Copy exactly the lines from the start of the material through the line with "-2.1, -1.19, -1.1];". Pictures stay out of the copy.

→ **Information supplied**
[Begin]

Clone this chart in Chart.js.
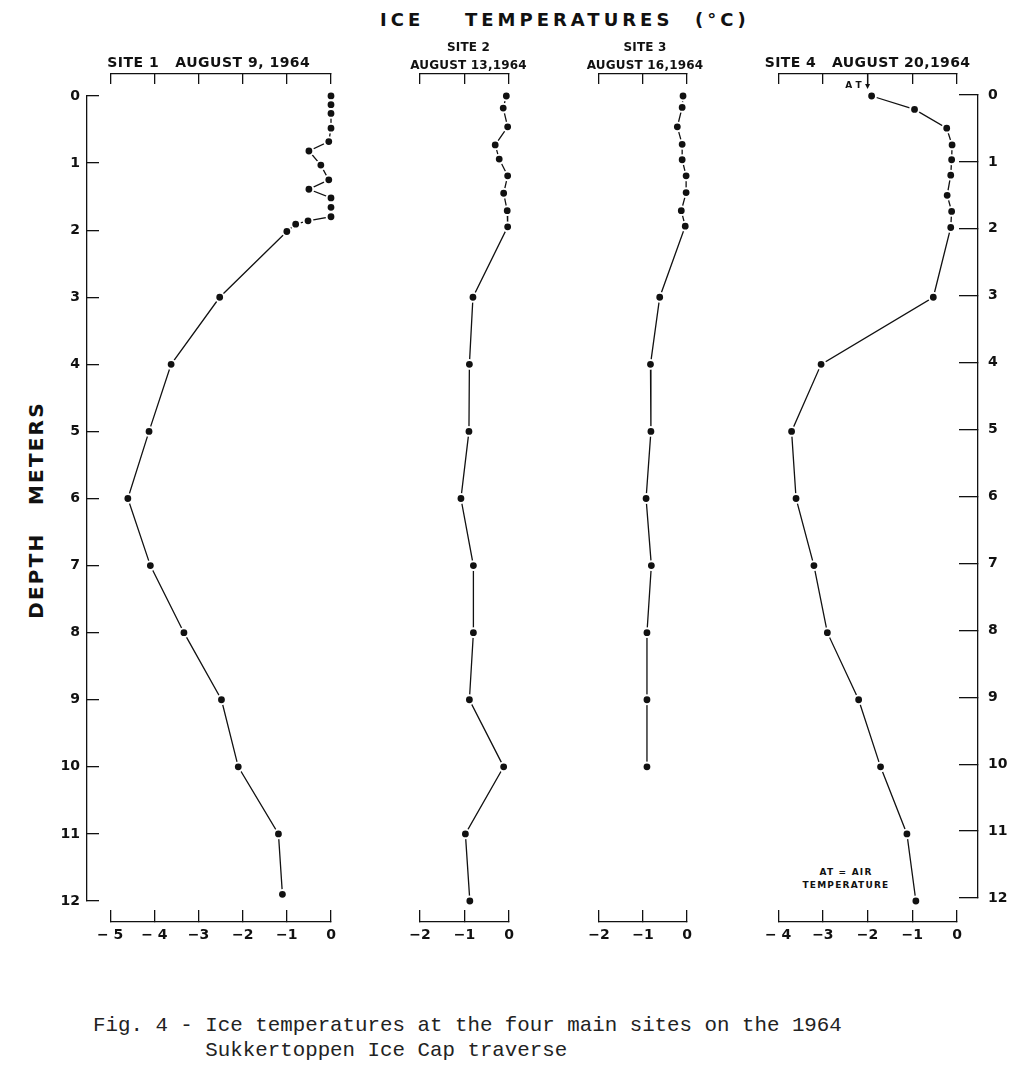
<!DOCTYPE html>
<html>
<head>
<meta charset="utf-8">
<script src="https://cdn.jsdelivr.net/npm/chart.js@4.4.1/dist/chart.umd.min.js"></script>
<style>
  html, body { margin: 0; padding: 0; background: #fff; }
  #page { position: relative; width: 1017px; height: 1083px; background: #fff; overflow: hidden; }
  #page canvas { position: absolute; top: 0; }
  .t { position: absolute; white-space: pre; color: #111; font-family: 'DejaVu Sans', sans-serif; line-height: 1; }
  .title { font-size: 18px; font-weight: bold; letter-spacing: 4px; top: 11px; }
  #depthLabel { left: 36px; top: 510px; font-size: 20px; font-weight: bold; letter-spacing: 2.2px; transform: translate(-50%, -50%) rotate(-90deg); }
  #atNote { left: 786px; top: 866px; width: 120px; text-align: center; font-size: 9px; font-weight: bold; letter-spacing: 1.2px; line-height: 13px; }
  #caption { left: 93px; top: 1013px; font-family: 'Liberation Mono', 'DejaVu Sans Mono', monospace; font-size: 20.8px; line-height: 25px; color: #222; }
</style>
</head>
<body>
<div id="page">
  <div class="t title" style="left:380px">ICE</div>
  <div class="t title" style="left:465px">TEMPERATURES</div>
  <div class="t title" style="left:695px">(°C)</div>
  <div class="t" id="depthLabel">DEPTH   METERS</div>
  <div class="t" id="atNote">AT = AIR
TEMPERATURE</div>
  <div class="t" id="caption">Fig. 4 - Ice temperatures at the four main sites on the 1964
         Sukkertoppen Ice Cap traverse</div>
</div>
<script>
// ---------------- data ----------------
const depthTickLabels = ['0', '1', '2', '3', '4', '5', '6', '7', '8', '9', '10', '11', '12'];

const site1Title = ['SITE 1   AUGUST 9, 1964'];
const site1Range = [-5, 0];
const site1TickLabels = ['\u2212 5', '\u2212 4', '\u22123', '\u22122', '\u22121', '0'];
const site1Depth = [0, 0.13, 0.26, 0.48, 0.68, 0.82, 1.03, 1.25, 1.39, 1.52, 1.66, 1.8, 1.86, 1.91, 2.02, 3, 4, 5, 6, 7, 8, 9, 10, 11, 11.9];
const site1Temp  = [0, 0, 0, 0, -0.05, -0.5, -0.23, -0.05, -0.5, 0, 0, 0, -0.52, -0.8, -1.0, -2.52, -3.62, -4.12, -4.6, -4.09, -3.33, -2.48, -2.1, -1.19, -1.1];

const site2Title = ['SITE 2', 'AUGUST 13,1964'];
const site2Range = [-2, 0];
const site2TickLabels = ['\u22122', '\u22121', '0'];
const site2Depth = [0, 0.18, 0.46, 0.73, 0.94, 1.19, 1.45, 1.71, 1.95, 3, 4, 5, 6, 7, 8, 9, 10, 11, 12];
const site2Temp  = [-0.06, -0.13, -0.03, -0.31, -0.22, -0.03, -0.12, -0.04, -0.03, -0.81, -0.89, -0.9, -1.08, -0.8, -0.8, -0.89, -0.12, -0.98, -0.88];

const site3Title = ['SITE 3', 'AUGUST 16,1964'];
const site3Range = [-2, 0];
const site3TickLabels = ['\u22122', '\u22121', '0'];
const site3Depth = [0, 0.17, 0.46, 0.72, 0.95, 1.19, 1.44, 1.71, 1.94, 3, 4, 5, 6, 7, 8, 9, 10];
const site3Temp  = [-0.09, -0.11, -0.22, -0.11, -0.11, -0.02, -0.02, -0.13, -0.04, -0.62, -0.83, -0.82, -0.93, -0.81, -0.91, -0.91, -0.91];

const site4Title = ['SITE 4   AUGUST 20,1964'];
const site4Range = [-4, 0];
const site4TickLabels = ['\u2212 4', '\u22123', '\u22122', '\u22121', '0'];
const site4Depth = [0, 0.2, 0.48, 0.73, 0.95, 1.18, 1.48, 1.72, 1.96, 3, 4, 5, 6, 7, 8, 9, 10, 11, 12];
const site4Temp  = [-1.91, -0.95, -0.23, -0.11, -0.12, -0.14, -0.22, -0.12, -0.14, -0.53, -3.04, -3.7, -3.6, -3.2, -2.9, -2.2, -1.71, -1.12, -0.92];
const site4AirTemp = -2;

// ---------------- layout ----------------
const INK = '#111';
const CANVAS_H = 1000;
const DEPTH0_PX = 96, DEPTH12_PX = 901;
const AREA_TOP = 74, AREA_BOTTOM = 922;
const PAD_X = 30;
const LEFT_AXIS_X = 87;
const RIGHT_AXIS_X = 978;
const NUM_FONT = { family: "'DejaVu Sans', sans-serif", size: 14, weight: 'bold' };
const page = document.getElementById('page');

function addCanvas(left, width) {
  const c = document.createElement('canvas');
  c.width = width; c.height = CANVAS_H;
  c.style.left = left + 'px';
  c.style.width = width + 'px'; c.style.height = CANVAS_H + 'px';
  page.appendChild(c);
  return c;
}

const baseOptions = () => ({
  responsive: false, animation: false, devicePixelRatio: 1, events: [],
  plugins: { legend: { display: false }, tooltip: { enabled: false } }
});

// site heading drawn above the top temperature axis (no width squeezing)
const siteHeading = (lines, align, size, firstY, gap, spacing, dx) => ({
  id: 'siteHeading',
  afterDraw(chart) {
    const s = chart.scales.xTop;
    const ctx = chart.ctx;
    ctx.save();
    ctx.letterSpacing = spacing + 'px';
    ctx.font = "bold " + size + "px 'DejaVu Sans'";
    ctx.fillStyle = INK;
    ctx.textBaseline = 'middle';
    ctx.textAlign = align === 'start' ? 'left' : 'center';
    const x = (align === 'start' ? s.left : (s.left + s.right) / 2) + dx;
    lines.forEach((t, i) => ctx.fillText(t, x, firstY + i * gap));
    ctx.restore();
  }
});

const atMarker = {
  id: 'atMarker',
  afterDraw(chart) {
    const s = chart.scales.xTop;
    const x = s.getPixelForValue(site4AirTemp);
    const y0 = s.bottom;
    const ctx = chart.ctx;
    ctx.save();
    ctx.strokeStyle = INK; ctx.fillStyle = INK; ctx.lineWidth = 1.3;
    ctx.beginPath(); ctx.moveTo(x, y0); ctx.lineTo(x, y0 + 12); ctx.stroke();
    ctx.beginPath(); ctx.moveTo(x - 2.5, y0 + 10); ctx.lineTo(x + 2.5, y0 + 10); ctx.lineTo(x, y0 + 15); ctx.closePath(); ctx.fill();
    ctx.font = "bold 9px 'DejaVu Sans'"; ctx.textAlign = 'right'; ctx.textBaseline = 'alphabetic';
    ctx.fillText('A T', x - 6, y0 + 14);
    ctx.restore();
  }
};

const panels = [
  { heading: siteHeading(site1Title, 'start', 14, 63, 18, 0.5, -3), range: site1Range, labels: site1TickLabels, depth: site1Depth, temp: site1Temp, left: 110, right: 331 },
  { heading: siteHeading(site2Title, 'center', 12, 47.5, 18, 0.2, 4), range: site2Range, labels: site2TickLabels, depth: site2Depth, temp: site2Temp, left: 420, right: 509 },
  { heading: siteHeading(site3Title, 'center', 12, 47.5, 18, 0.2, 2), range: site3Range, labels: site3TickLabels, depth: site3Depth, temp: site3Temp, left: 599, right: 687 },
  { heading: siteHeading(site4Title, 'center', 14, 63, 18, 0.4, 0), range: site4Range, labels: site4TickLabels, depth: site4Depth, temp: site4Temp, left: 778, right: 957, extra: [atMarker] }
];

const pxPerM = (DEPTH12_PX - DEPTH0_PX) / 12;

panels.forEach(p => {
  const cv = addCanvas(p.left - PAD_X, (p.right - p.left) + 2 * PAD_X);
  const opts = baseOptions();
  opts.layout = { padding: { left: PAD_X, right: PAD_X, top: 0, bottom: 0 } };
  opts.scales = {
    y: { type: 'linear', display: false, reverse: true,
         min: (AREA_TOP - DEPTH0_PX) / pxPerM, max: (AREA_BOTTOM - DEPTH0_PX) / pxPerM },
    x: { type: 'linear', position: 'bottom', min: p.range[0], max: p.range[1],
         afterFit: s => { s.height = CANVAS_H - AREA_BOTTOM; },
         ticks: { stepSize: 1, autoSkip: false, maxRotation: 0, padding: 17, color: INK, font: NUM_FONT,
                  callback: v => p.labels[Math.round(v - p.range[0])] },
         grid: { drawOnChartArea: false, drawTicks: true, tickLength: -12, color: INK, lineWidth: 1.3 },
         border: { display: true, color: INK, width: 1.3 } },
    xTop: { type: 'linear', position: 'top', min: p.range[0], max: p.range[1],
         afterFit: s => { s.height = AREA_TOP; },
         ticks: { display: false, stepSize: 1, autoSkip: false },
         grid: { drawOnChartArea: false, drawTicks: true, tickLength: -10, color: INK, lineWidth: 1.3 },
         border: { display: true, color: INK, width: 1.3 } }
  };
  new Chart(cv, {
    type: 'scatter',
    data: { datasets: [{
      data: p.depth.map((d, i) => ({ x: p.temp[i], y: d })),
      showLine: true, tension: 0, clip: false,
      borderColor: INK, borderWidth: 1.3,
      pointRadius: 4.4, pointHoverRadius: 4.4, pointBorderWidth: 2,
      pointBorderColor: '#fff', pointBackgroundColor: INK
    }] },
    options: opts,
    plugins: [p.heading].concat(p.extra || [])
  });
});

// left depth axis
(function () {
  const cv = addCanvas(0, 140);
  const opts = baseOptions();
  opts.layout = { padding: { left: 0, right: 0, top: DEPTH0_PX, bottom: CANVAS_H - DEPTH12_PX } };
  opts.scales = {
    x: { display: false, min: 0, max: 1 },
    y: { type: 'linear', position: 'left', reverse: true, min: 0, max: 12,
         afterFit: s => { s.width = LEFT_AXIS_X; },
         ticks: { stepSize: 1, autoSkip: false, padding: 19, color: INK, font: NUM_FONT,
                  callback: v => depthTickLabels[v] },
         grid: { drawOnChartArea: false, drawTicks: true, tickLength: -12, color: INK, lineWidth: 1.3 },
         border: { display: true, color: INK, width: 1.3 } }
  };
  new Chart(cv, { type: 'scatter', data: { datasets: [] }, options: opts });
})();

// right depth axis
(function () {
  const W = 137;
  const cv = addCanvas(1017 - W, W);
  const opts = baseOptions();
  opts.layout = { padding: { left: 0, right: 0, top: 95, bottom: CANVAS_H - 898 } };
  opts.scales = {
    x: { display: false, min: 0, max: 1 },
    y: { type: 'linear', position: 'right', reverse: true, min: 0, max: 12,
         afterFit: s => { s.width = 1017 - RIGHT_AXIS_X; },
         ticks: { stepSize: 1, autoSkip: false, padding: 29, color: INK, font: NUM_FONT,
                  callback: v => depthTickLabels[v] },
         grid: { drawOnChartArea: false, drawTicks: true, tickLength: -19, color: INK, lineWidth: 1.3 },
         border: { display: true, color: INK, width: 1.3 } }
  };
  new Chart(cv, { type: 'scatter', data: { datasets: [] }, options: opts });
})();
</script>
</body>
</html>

[End]

→ **Solution**
Clone this chart in Chart.js.
<!DOCTYPE html>
<html>
<head>
<meta charset="utf-8">
<script src="https://cdn.jsdelivr.net/npm/chart.js@4.4.1/dist/chart.umd.min.js"></script>
<style>
  html, body { margin: 0; padding: 0; background: #fff; }
  #page { position: relative; width: 1017px; height: 1083px; background: #fff; overflow: hidden; }
  #page canvas { position: absolute; top: 0; }
  .t { position: absolute; white-space: pre; color: #111; font-family: 'DejaVu Sans', sans-serif; line-height: 1; }
  .title { font-size: 18px; font-weight: bold; letter-spacing: 4px; top: 11px; }
  #depthLabel { left: 36px; top: 510px; font-size: 20px; font-weight: bold; letter-spacing: 2.2px; transform: translate(-50%, -50%) rotate(-90deg); }
  #atNote { left: 786px; top: 866px; width: 120px; text-align: center; font-size: 9px; font-weight: bold; letter-spacing: 1.2px; line-height: 13px; }
  #caption { left: 93px; top: 1013px; font-family: 'Liberation Mono', 'DejaVu Sans Mono', monospace; font-size: 20.8px; line-height: 25px; color: #222; }
</style>
</head>
<body>
<div id="page">
  <div class="t title" style="left:380px">ICE</div>
  <div class="t title" style="left:465px">TEMPERATURES</div>
  <div class="t title" style="left:695px">(°C)</div>
  <div class="t" id="depthLabel">DEPTH   METERS</div>
  <div class="t" id="atNote">AT = AIR
TEMPERATURE</div>
  <div class="t" id="caption">Fig. 4 - Ice temperatures at the four main sites on the 1964
         Sukkertoppen Ice Cap traverse</div>
</div>
<script>
// ---------------- data ----------------
const depthTickLabels = ['0', '1', '2', '3', '4', '5', '6', '7', '8', '9', '10', '11', '12'];

const site1Title = ['SITE 1   AUGUST 9, 1964'];
const site1Range = [-5, 0];
const site1TickLabels = ['\u2212 5', '\u2212 4', '\u22123', '\u22122', '\u22121', '0'];
const site1Depth = [0, 0.13, 0.26, 0.48, 0.68, 0.82, 1.03, 1.25, 1.39, 1.52, 1.66, 1.8, 1.86, 1.91, 2.02, 3, 4, 5, 6, 7, 8, 9, 10, 11, 11.9];
const site1Temp  = [0, 0, 0, 0, -0.05, -0.5, -0.23, -0.05, -0.5, 0, 0, 0, -0.52, -0.8, -1.0, -2.52, -3.62, -4.12, -4.6, -4.09, -3.33, -2.48, -2.1, -1.19, -1.1];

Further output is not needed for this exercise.